• _Problem requirements_: Return exactly the lines that run from the beginning through the line containing "eto_b2_trail_sd = [0.5, 1.0, 1.0, 2.2]", both included, and no others.

+ + + + + + +

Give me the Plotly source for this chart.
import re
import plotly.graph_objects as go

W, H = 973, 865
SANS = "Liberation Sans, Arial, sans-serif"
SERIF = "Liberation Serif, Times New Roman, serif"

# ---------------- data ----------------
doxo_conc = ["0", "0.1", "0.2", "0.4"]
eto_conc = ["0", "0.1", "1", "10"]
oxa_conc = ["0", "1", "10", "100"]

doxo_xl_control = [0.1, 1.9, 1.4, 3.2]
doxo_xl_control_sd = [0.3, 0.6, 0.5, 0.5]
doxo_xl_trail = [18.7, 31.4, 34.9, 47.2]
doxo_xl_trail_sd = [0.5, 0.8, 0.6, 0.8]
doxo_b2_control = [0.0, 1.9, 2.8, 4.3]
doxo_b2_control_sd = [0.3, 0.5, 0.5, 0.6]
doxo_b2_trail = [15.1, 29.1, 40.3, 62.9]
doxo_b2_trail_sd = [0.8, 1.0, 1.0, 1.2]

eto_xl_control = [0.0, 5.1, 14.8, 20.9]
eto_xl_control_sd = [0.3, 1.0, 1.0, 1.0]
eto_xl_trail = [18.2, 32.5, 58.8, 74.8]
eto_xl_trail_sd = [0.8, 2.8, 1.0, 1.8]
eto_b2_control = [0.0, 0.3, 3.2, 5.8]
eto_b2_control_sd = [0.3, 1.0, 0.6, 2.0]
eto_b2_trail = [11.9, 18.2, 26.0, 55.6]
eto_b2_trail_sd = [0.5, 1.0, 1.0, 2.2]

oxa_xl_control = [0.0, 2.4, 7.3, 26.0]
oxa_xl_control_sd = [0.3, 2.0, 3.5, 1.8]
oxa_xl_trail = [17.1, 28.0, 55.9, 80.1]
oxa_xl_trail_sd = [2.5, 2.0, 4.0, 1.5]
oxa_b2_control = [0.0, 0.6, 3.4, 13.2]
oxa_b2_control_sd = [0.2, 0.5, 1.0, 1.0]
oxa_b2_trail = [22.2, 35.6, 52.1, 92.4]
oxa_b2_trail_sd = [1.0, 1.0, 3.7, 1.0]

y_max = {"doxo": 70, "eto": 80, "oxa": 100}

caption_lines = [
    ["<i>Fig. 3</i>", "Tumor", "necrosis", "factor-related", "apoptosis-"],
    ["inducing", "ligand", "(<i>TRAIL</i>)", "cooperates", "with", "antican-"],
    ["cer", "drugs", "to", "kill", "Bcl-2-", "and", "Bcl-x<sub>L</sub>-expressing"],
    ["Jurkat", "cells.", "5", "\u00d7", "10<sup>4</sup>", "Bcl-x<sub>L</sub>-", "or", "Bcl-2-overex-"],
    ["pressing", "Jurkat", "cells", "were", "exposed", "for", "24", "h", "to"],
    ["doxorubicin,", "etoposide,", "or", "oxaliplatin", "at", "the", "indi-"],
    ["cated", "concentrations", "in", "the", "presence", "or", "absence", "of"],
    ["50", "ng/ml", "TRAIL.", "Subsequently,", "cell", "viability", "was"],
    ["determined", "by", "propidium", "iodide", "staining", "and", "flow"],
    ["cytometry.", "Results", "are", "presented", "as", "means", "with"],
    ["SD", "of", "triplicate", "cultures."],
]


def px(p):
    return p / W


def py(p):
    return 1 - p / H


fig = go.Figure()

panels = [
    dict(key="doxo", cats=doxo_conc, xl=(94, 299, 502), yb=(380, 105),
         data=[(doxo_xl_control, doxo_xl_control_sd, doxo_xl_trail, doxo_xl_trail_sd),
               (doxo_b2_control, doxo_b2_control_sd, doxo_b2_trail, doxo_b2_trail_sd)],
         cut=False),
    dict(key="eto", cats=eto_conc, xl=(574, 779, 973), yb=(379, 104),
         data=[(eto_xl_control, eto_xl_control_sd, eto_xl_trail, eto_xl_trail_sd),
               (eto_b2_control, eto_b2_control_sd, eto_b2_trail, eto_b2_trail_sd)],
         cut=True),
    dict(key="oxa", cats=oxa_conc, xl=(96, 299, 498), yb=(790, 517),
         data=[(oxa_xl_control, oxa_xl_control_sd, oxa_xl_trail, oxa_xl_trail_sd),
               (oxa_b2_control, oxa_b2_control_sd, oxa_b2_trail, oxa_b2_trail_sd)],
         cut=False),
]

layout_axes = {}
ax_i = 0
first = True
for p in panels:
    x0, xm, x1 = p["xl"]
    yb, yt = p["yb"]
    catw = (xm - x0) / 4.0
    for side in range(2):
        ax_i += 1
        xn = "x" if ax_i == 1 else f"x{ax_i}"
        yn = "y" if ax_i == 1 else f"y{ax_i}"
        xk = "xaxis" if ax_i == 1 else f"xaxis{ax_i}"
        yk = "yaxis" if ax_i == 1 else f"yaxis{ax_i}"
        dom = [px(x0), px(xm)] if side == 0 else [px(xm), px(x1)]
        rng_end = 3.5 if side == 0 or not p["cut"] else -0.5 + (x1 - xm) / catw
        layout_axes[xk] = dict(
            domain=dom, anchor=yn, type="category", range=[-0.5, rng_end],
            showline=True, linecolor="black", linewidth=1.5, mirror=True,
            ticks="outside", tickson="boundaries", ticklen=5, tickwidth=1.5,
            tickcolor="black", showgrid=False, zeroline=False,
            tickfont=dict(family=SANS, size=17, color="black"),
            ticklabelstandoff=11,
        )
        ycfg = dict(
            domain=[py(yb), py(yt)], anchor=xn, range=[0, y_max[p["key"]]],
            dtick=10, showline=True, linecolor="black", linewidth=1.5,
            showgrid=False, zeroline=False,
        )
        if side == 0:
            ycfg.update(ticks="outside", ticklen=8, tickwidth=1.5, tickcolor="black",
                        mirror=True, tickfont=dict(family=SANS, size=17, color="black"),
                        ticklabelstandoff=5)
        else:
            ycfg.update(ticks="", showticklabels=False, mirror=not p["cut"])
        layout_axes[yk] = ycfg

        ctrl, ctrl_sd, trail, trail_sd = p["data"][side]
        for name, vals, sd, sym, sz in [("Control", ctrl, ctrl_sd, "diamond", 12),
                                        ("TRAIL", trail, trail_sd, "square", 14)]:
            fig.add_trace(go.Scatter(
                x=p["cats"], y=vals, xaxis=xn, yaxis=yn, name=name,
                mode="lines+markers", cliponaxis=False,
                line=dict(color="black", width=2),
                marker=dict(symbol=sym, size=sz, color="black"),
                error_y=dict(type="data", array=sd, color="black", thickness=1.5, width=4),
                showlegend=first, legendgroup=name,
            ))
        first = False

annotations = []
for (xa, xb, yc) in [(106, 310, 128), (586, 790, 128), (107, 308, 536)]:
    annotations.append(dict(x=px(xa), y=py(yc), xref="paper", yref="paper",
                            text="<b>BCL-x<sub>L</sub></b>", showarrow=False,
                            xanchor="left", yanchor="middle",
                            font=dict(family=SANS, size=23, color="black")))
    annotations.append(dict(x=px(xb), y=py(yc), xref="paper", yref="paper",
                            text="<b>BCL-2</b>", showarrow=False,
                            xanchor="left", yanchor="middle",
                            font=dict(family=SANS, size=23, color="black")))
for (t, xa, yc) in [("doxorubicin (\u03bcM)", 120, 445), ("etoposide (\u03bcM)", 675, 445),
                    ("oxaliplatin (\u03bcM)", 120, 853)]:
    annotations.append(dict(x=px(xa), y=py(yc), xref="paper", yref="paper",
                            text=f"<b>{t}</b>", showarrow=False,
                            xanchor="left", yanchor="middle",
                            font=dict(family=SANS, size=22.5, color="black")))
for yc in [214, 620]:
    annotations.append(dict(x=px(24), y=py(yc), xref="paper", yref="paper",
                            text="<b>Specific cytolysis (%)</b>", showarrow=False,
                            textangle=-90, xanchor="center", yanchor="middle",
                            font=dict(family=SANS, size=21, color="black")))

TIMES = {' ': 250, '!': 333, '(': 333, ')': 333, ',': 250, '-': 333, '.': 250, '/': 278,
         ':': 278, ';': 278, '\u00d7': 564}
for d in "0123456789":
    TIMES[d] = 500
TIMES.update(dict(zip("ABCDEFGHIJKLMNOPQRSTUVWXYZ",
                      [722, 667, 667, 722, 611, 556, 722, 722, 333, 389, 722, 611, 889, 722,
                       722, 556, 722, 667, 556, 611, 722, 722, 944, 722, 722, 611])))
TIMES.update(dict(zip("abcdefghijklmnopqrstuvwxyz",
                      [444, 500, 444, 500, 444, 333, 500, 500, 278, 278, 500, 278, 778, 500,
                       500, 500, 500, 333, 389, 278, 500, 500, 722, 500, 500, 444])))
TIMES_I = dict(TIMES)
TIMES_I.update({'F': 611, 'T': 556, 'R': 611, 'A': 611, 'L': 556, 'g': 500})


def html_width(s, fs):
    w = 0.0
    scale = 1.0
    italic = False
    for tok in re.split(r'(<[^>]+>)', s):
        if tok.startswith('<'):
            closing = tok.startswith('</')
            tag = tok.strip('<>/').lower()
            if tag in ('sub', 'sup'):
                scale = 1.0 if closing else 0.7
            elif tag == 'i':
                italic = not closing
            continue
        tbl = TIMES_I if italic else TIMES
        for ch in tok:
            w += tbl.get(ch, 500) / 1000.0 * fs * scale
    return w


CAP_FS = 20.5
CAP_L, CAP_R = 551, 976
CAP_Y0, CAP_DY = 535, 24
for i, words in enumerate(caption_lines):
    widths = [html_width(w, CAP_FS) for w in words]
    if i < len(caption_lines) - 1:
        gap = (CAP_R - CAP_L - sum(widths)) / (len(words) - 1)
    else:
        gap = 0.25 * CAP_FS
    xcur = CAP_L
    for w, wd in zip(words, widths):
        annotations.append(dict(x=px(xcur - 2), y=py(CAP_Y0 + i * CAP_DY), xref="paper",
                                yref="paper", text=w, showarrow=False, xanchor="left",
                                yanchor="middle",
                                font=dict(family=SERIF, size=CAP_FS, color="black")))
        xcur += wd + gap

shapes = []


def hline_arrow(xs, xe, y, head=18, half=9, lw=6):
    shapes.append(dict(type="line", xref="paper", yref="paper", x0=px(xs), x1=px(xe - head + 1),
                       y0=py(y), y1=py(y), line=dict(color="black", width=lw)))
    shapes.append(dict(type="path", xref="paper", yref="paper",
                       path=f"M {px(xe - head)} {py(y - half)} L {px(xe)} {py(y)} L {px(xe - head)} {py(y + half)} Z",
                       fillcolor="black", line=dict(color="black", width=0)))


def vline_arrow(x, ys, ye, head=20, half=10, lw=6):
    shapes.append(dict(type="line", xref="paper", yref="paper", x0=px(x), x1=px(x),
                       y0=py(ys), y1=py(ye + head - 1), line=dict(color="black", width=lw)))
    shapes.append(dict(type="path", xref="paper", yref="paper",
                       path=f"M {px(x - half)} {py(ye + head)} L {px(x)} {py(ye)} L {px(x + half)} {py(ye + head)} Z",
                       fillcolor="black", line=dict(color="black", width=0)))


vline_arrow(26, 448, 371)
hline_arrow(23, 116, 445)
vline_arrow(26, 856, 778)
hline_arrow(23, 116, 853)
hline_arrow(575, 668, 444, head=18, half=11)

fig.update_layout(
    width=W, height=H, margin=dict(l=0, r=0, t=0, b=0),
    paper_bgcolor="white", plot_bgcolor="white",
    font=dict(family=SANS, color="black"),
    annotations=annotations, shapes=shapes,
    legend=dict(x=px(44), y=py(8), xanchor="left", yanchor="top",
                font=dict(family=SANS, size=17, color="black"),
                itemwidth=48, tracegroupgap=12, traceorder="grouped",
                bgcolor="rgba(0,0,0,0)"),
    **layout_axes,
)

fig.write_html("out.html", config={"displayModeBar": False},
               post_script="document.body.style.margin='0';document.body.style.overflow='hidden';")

+ + + + + + +

• _Response below_:
Give me the Plotly source for this chart.
import re
import plotly.graph_objects as go

W, H = 973, 865
SANS = "Liberation Sans, Arial, sans-serif"
SERIF = "Liberation Serif, Times New Roman, serif"

# ---------------- data ----------------
doxo_conc = ["0", "0.1", "0.2", "0.4"]
eto_conc = ["0", "0.1", "1", "10"]
oxa_conc = ["0", "1", "10", "100"]

doxo_xl_control = [0.1, 1.9, 1.4, 3.2]
doxo_xl_control_sd = [0.3, 0.6, 0.5, 0.5]
doxo_xl_trail = [18.7, 31.4, 34.9, 47.2]
doxo_xl_trail_sd = [0.5, 0.8, 0.6, 0.8]
doxo_b2_control = [0.0, 1.9, 2.8, 4.3]
doxo_b2_control_sd = [0.3, 0.5, 0.5, 0.6]
doxo_b2_trail = [15.1, 29.1, 40.3, 62.9]
doxo_b2_trail_sd = [0.8, 1.0, 1.0, 1.2]

eto_xl_control = [0.0, 5.1, 14.8, 20.9]
eto_xl_control_sd = [0.3, 1.0, 1.0, 1.0]
eto_xl_trail = [18.2, 32.5, 58.8, 74.8]
eto_xl_trail_sd = [0.8, 2.8, 1.0, 1.8]
eto_b2_control = [0.0, 0.3, 3.2, 5.8]
eto_b2_control_sd = [0.3, 1.0, 0.6, 2.0]
eto_b2_trail = [11.9, 18.2, 26.0, 55.6]
eto_b2_trail_sd = [0.5, 1.0, 1.0, 2.2]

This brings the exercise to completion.